Why Writers Write Themselves Into A Hole

Daniel Manus, L.A based script consultant, shares his wisdom on why many writers run out of steam before the end of their scripts.


60% of all plot holes and story issues exist because the writer has failed to set up something earlier on that would help explain an event. A set up doesn’t always have to be a big extravagant moment – it can be a quick line or quick shot or off the cuff comment. As long as it’s paid off later.


Look at why you’re characters are there, doing what they’re doing, and why (and if) it’s important to them? What do they have to accomplish and why? What happens if they don’t accomplish it?


Do your characters have to be at a particular place? Does the location that makes sense to the story and action taking place? If it feels like your characters are just pinging back and forth between different locations, is there a way to condense them so your story won’t feel confusing or scenes won’t seem unnecessary? But also, do your locations give you enough opportunities for action or scares or comedy and afford you the visuals you need to make your scenes work without forcing them?


If big moments in your script (more than 1 or 2) only occur because of coincidences taking place, then your plot is not strong enough and will feel contrived. If “coincidence” is the only explanation for your action, you’re not outlining enough. Go back and think of other ways or reasons why that “thing” could occur or bring your characters to where “it” occurs.


It’s all about thinking about different ways to obtain the same result. If your character has to get into a house without being heard, think of 5 ways for him to do so. Always give yourself options and see which one makes the most sense for your set ups, your characters and your purpose.

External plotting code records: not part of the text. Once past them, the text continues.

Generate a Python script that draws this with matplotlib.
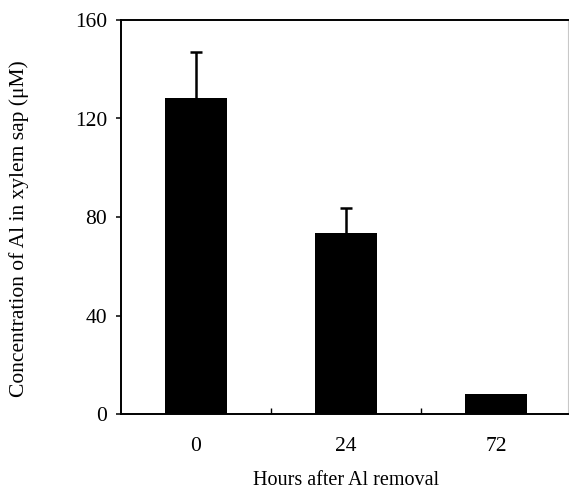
import matplotlib
matplotlib.use("Agg")
import matplotlib.pyplot as plt
import numpy as np

categories = ["0", "24", "72"]
values = [128.3, 73.4, 8.0]
errors = [18.8, 10.4, 0.0]
yticks = [0, 40, 80, 120, 160]

plt.rcParams['font.family'] = ['Liberation Serif', 'DejaVu Serif']

W, H = 569, 490
fig = plt.figure(figsize=(W / 100, H / 100), dpi=100)
left, right, top, bottom = 121, 568, 20, 414
ax = fig.add_axes([left / W, 1 - bottom / H, (right - left) / W, (bottom - top) / H])

x = np.arange(len(categories))
vals = np.array(values)
errs = np.array(errors)
ax.bar(x, vals, width=0.415, color='black', zorder=2)
has_err = errs > 0
eb = ax.errorbar(x[has_err], vals[has_err],
                 yerr=[np.zeros(has_err.sum()), errs[has_err]], fmt='none',
                 ecolor='black', elinewidth=1.8, capsize=4.3, capthick=1.8, zorder=3)
# hide the lower caps (only upward error bars are shown)
eb[1][0].set_visible(False)

ax.set_xlim(-0.5, -0.5 + (right - left) / 150)
ax.set_ylim(0, 160)
ax.set_yticks(yticks)
ax.set_yticklabels([str(t) for t in yticks], fontsize=15.5)
ax.set_xticks(x)
ax.set_xticklabels(categories, fontsize=15.5)
ax.tick_params(axis='x', length=0, pad=16.5)
ax.set_xticks([0.5, 1.5], minor=True)
ax.tick_params(axis='x', which='minor', direction='in', length=4, width=1)
ax.tick_params(axis='y', direction='out', length=3.6, width=1.1, pad=6.5)

for s in ['left', 'bottom', 'top']:
    ax.spines[s].set_linewidth(1.4)
ax.spines['right'].set_color('#c8c8c8')
ax.spines['right'].set_linewidth(0.8)

fig.text(346.5 / W, 1 - 485 / H, "Hours after Al removal", fontsize=14.5,
         ha='center', va='baseline')
fig.text(19 / W, 1 - 229 / H, "Concentration of Al in xylem sap (\u03bcM)",
         fontsize=15.5, rotation=90, ha='center', va='center')

fig.savefig("out.png", dpi=100)
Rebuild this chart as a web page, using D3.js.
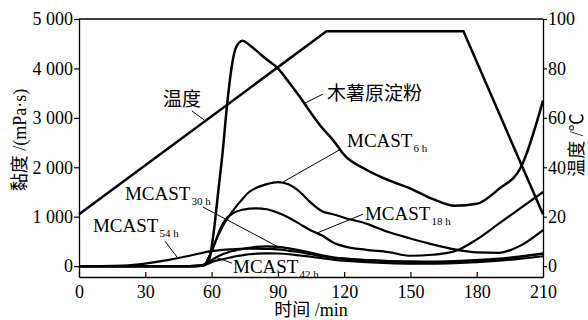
<html>
<head>
<meta charset="utf-8">
<script src="https://cdn.jsdelivr.net/npm/d3@7"></script>
<style>
body { margin: 0; background: #fff; }
text { font-family: "Liberation Serif", "Noto Sans CJK SC", serif; fill: #000; }
</style>
</head>
<body>
<script>
// sample times (min) shared by the viscosity curves
var minutes = [0, 10, 20, 30, 40, 50, 55, 57, 59, 61, 63, 65, 67, 69, 71, 74, 77, 80, 85, 90, 95, 100, 105, 110, 115, 120, 130, 140, 150, 160, 170, 180, 190, 200, 210];

// viscosity, mPa·s
var starch = [0, 0, 0, 0, 0, 0, 10, 30, 150, 700, 1500, 2300, 3250, 4000, 4420, 4560, 4480, 4370, 4180, 4000, 3720, 3420, 3100, 2800, 2550, 2250, 1950, 1740, 1570, 1360, 1220, 1260, 1560, 2000, 3350];
var mcast6 = [0, 0, 0, 0, 0, 0, 10, 40, 200, 420, 620, 800, 950, 1080, 1200, 1360, 1500, 1580, 1660, 1700, 1650, 1500, 1280, 1110, 1050, 980, 860, 690, 560, 440, 340, 280, 270, 420, 730];
var mcast18 = [0, 0, 0, 0, 0, 0, 10, 40, 200, 400, 650, 850, 980, 1050, 1100, 1140, 1165, 1170, 1150, 1080, 980, 850, 720, 620, 480, 400, 330, 285, 210, 230, 300, 540, 860, 1180, 1500];
var mcast30 = [0, 0, 0, 0, 0, 0, 5, 30, 90, 150, 200, 240, 270, 300, 320, 350, 370, 390, 400, 390, 360, 320, 270, 220, 180, 150, 120, 100, 90, 90, 100, 120, 150, 200, 260];
var mcast42 = [0, 0, 0, 0, 0, 0, 5, 20, 60, 100, 120, 140, 160, 180, 200, 220, 240, 250, 260, 255, 240, 215, 190, 160, 130, 110, 80, 60, 50, 50, 60, 80, 110, 150, 200];
var mcast54 = [0, 0, 10, 50, 120, 210, 260, 280, 300, 310, 320, 330, 335, 340, 345, 350, 355, 355, 350, 340, 310, 280, 240, 200, 170, 150, 120, 100, 90, 80, 90, 110, 140, 190, 250];

// temperature programme, °C
var tempMinutes = [0, 112, 174, 210];
var tempValues = [21, 95, 95, 21];

// ticks
var xTicks = [0, 30, 60, 90, 120, 150, 180, 210];
var yLeftTicks = [0, 1000, 2000, 3000, 4000, 5000];
var yLeftLabels = ["0", "1 000", "2 000", "3 000", "4 000", "5 000"];
var yRightTicks = [0, 20, 40, 60, 80, 100];

var svg = d3.select("body").append("svg").attr("width", 588).attr("height", 320);

var x = d3.scaleLinear().domain([0, 210]).range([79, 543]);
var yL = d3.scaleLinear().domain([-220, 5000]).range([277, 19]);
var yR = d3.scaleLinear().domain([-4.4, 100]).range([277, 19]);

//axes
var axisStyle = function(g) {
    g.select(".domain").attr("stroke", "#000").attr("stroke-width", 1.3);
    g.selectAll(".tick line").attr("stroke", "#000").attr("stroke-width", 1.2);
    g.selectAll(".tick text").attr("font-size", "18px").attr("font-family", "Liberation Serif, serif");
};

svg.append("g").attr("transform", "translate(0,277)")
    .call(d3.axisBottom(x).tickValues(xTicks).tickSizeInner(-5).tickSizeOuter(0).tickPadding(8))
    .call(axisStyle);

svg.append("g").attr("transform", "translate(79,0)")
    .call(d3.axisLeft(yL).tickValues(yLeftTicks).tickFormat(function(d, i) { return yLeftLabels[i]; })
        .tickSize(5).tickSizeOuter(0).tickPadding(1))
    .call(axisStyle);

svg.append("g").attr("transform", "translate(543,0)")
    .call(d3.axisRight(yR).tickValues(yRightTicks).tickSize(4).tickSizeOuter(0).tickPadding(1))
    .call(axisStyle);

//top border
svg.append("line").attr("x1", x(0)).attr("x2", x(210)).attr("y1", yL(5000)).attr("y2", yL(5000))
    .attr("stroke", "#000").attr("stroke-width", 1.3);

//curves
var viscLine = d3.line()
    .x(function(d, i) { return x(minutes[i]); })
    .y(function(d) { return yL(d); })
    .curve(d3.curveMonotoneX);

var series = [mcast54, mcast42, mcast30, mcast18, mcast6, starch];
var widths = [2.2, 2.2, 2.2, 2.2, 2.2, 2.5];
series.forEach(function(s, k) {
    svg.append("path").datum(s).attr("d", viscLine)
        .attr("fill", "none").attr("stroke", "#000").attr("stroke-width", widths[k]);
});

var tempLine = d3.line()
    .x(function(d, i) { return x(tempMinutes[i]); })
    .y(function(d) { return yR(d); });

svg.append("path").datum(tempValues).attr("d", tempLine)
    .attr("fill", "none").attr("stroke", "#000").attr("stroke-width", 2.5).attr("stroke-linejoin", "miter");

//labels with leader lines (positions in minutes / mPa·s)
var labels = [
    { text: "温度", sub: "", t: 38, v: 3240, lx1: 51.1, lv1: 3140, lx2: 57.5, lv2: 2930 },
    { text: "木薯原淀粉", sub: "", t: 112.2, v: 3360, lx1: 110.4, lv1: 3480, lx2: 102.3, lv2: 3300 },
    { text: "MCAST", sub: "6 h", t: 121.3, v: 2410, lx1: 118.6, lv1: 2370, lx2: 92.3, lv2: 1700 },
    { text: "MCAST", sub: "18 h", t: 129.4, v: 930, lx1: 128.5, lv1: 1050, lx2: 107.7, lv2: 670 },
    { text: "MCAST", sub: "30 h", t: 20.8, v: 1340, lx1: 56.1, lv1: 1195, lx2: 90.1, lv2: 390 },
    { text: "MCAST", sub: "54 h", t: 6.3, v: 690, lx1: 38.9, lv1: 506, lx2: 44.4, lv2: 180 },
    { text: "MCAST", sub: "42 h", t: 69.7, v: -140, lx1: 69.2, lv1: 60, lx2: 62.5, lv2: 170 }
];

labels.forEach(function(d) {
    svg.append("line")
        .attr("x1", x(d.lx1)).attr("y1", yL(d.lv1))
        .attr("x2", x(d.lx2)).attr("y2", yL(d.lv2))
        .attr("stroke", "#000").attr("stroke-width", 1);
    var t = svg.append("text").attr("x", x(d.t)).attr("y", yL(d.v)).attr("font-size", "19px");
    t.append("tspan").text(d.text);
    if (d.sub) {
        t.append("tspan").text(d.sub).attr("font-size", "11px").attr("dy", 5).attr("dx", 1);
    }
});

//axis titles
svg.append("text").attr("x", x(105)).attr("y", 316).attr("text-anchor", "middle")
    .attr("font-size", "18px").text("时间 /min");

svg.append("text").attr("transform", "translate(20,140) rotate(-90)").attr("text-anchor", "middle")
    .attr("dy", "0.35em").attr("font-size", "18px").text("黏度 /(mPa·s)");

svg.append("text").attr("transform", "translate(577,145) rotate(-90)").attr("text-anchor", "middle")
    .attr("dy", "0.35em").attr("font-size", "18px").text("温度 /℃");
</script>
</body>
</html>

Ask other people if you need to.


Very often holes are created because you’re trying to do too much with your plot or action or you’re working too many characters into the plot because you think it will keep things interesting. Streamlining your story and only including plot points, subplots and characters that advance the important storylines and arcs of your protagonist will ensure that you don’t write yourself into unnecessary holes. Additional storylines may deserve their own scripts.


When all else fails, follow an old adage that always holds true – KEEP IT SIMPLE, STUPID. If you find that your characters are trapped in a situation or have to do something and they don’t know how to, just use common sense. Think about what YOU would do to get out of that situation – then make it visual. When you do, move on. Don’t hover around the same plot point.